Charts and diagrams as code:
%%

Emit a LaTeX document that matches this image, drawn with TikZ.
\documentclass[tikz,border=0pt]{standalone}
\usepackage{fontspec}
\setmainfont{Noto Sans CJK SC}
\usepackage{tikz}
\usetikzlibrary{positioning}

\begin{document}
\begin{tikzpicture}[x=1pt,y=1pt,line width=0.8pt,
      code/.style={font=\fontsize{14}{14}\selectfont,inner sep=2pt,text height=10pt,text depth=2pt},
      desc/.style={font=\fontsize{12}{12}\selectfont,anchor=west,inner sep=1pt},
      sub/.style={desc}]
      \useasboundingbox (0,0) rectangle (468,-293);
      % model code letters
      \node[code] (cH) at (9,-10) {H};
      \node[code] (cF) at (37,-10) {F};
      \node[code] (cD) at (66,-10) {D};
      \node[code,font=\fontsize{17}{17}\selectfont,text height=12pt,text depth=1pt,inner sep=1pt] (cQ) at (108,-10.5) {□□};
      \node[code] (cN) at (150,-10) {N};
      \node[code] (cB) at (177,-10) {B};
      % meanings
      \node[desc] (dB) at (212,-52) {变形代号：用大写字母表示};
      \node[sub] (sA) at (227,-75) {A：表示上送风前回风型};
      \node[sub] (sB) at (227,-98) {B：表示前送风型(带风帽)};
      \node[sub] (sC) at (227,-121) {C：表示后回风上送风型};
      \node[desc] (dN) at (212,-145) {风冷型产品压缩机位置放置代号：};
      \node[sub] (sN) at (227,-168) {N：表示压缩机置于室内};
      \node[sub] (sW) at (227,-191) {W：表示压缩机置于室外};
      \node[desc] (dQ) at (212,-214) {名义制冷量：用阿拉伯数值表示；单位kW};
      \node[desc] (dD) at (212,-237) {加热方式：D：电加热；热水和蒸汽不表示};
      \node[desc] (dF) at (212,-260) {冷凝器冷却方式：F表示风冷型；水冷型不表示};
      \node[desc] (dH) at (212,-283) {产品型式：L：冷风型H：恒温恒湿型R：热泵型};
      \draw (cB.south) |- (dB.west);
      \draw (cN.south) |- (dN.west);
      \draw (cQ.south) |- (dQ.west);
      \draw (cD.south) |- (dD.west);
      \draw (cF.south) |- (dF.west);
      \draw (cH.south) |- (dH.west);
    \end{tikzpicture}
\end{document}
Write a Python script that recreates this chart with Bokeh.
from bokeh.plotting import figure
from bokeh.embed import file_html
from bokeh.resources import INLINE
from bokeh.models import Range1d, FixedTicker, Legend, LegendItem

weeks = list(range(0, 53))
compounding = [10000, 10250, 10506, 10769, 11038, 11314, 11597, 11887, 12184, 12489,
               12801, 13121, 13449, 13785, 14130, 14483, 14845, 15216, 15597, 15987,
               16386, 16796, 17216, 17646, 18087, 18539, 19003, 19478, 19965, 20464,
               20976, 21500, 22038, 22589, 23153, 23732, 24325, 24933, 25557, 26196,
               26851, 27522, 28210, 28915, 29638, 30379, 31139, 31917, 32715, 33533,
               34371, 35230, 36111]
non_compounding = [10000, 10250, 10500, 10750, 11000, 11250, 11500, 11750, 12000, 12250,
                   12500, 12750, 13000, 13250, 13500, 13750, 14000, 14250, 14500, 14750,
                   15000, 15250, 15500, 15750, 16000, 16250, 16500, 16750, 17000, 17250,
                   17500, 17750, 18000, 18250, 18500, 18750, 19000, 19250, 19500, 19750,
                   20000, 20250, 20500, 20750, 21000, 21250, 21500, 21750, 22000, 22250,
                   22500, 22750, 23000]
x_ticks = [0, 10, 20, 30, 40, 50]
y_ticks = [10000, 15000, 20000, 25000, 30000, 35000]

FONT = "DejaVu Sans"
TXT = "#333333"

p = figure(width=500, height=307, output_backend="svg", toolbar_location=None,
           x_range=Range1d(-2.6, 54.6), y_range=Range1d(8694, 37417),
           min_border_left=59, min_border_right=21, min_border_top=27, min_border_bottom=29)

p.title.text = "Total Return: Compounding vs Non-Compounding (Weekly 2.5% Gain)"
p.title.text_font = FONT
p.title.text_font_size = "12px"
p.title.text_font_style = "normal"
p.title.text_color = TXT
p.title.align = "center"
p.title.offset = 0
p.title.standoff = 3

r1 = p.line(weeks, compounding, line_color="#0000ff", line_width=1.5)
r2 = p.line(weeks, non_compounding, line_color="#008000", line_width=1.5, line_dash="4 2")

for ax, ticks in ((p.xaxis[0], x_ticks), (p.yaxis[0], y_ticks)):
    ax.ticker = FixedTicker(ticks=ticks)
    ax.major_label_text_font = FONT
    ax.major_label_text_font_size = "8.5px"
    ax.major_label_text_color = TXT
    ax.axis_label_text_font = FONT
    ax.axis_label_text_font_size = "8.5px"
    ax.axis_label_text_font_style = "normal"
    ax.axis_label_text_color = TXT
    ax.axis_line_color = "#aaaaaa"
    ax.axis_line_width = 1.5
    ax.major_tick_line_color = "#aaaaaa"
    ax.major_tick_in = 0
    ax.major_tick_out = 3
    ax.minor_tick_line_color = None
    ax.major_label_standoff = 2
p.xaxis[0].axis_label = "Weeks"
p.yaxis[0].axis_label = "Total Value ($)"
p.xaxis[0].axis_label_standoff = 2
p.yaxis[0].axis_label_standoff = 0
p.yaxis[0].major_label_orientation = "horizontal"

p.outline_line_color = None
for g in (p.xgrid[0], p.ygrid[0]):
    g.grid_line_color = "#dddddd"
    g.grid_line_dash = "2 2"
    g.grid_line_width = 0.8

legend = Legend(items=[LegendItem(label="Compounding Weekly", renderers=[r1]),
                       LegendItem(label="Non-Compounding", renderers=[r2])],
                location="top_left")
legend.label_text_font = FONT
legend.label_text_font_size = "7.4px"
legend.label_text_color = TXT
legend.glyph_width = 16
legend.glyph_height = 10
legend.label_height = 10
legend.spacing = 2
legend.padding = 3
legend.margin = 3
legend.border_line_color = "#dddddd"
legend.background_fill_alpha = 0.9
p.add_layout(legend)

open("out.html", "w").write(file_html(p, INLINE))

%%

## PROBLEM REQUIREMENTS
Nothing should be left out: repeat all of the data exactly.

## ANSWER TO THIS PROBLEM
Emit a LaTeX document that matches this image, drawn with TikZ.
\documentclass[tikz,border=0pt]{standalone}
\usepackage{fontspec}
\setmainfont{Noto Sans CJK SC}
\usepackage{tikz}
\usetikzlibrary{positioning}

\begin{document}
\begin{tikzpicture}[x=1pt,y=1pt,line width=0.8pt,
      code/.style={font=\fontsize{14}{14}\selectfont,inner sep=2pt,text height=10pt,text depth=2pt},
      desc/.style={font=\fontsize{12}{12}\selectfont,anchor=west,inner sep=1pt},
      sub/.style={desc}]
      \useasboundingbox (0,0) rectangle (468,-293);
      % model code letters
      \node[code] (cH) at (9,-10) {H};
      \node[code] (cF) at (37,-10) {F};
      \node[code] (cD) at (66,-10) {D};
      \node[code,font=\fontsize{17}{17}\selectfont,text height=12pt,text depth=1pt,inner sep=1pt] (cQ) at (108,-10.5) {□□};
      \node[code] (cN) at (150,-10) {N};
      \node[code] (cB) at (177,-10) {B};
      % meanings
      \node[desc] (dB) at (212,-52) {变形代号：用大写字母表示};
      \node[sub] (sA) at (227,-75) {A：表示上送风前回风型};
      \node[sub] (sB) at (227,-98) {B：表示前送风型(带风帽)};
      \node[sub] (sC) at (227,-121) {C：表示后回风上送风型};
      \node[desc] (dN) at (212,-145) {风冷型产品压缩机位置放置代号：};
      \node[sub] (sN) at (227,-168) {N：表示压缩机置于室内};
      \node[sub] (sW) at (227,-191) {W：表示压缩机置于室外};
      \node[desc] (dQ) at (212,-214) {名义制冷量：用阿拉伯数值表示；单位kW};
      \node[desc] (dD) at (212,-237) {加热方式：D：电加热；热水和蒸汽不表示};
      \node[desc] (dF) at (212,-260) {冷凝器冷却方式：F表示风冷型；水冷型不表示};
      \node[desc] (dH) at (212,-283) {产品型式：L：冷风型H：恒温恒湿型R：热泵型};
      \draw (cB.south) |- (dB.west);
      \draw (cN.south) |- (dN.west);
      \draw (cQ.south) |- (dQ.west);
      \draw (cD.south) |- (dD.west);
      \draw (cF.south) |- (dF.west);
      \draw (cH.south) |- (dH.west);
    \end{tikzpicture}
\end{document}
Write a Python script that recreates this chart with Bokeh.
from bokeh.plotting import figure
from bokeh.embed import file_html
from bokeh.resources import INLINE
from bokeh.models import Range1d, FixedTicker, Legend, LegendItem

weeks = list(range(0, 53))
compounding = [10000, 10250, 10506, 10769, 11038, 11314, 11597, 11887, 12184, 12489,
               12801, 13121, 13449, 13785, 14130, 14483, 14845, 15216, 15597, 15987,
               16386, 16796, 17216, 17646, 18087, 18539, 19003, 19478, 19965, 20464,
               20976, 21500, 22038, 22589, 23153, 23732, 24325, 24933, 25557, 26196,
               26851, 27522, 28210, 28915, 29638, 30379, 31139, 31917, 32715, 33533,
               34371, 35230, 36111]
non_compounding = [10000, 10250, 10500, 10750, 11000, 11250, 11500, 11750, 12000, 12250,
                   12500, 12750, 13000, 13250, 13500, 13750, 14000, 14250, 14500, 14750,
                   15000, 15250, 15500, 15750, 16000, 16250, 16500, 16750, 17000, 17250,
                   17500, 17750, 18000, 18250, 18500, 18750, 19000, 19250, 19500, 19750,
                   20000, 20250, 20500, 20750, 21000, 21250, 21500, 21750, 22000, 22250,
                   22500, 22750, 23000]
x_ticks = [0, 10, 20, 30, 40, 50]
y_ticks = [10000, 15000, 20000, 25000, 30000, 35000]

FONT = "DejaVu Sans"
TXT = "#333333"

p = figure(width=500, height=307, output_backend="svg", toolbar_location=None,
           x_range=Range1d(-2.6, 54.6), y_range=Range1d(8694, 37417),
           min_border_left=59, min_border_right=21, min_border_top=27, min_border_bottom=29)

p.title.text = "Total Return: Compounding vs Non-Compounding (Weekly 2.5% Gain)"
p.title.text_font = FONT
p.title.text_font_size = "12px"
p.title.text_font_style = "normal"
p.title.text_color = TXT
p.title.align = "center"
p.title.offset = 0
p.title.standoff = 3

r1 = p.line(weeks, compounding, line_color="#0000ff", line_width=1.5)
r2 = p.line(weeks, non_compounding, line_color="#008000", line_width=1.5, line_dash="4 2")

for ax, ticks in ((p.xaxis[0], x_ticks), (p.yaxis[0], y_ticks)):
    ax.ticker = FixedTicker(ticks=ticks)
    ax.major_label_text_font = FONT
    ax.major_label_text_font_size = "8.5px"
    ax.major_label_text_color = TXT
    ax.axis_label_text_font = FONT
    ax.axis_label_text_font_size = "8.5px"
    ax.axis_label_text_font_style = "normal"
    ax.axis_label_text_color = TXT
    ax.axis_line_color = "#aaaaaa"
    ax.axis_line_width = 1.5
    ax.major_tick_line_color = "#aaaaaa"
    ax.major_tick_in = 0
    ax.major_tick_out = 3
    ax.minor_tick_line_color = None
    ax.major_label_standoff = 2
p.xaxis[0].axis_label = "Weeks"
p.yaxis[0].axis_label = "Total Value ($)"
p.xaxis[0].axis_label_standoff = 2
p.yaxis[0].axis_label_standoff = 0
p.yaxis[0].major_label_orientation = "horizontal"

p.outline_line_color = None
for g in (p.xgrid[0], p.ygrid[0]):
    g.grid_line_color = "#dddddd"
    g.grid_line_dash = "2 2"
    g.grid_line_width = 0.8

legend = Legend(items=[LegendItem(label="Compounding Weekly", renderers=[r1]),
                       LegendItem(label="Non-Compounding", renderers=[r2])],
                location="top_left")
legend.label_text_font = FONT
legend.label_text_font_size = "7.4px"
legend.label_text_color = TXT
legend.glyph_width = 16
legend.glyph_height = 10
legend.label_height = 10
legend.spacing = 2
legend.padding = 3
legend.margin = 3
legend.border_line_color = "#dddddd"
legend.background_fill_alpha = 0.9
p.add_layout(legend)

open("out.html", "w").write(file_html(p, INLINE))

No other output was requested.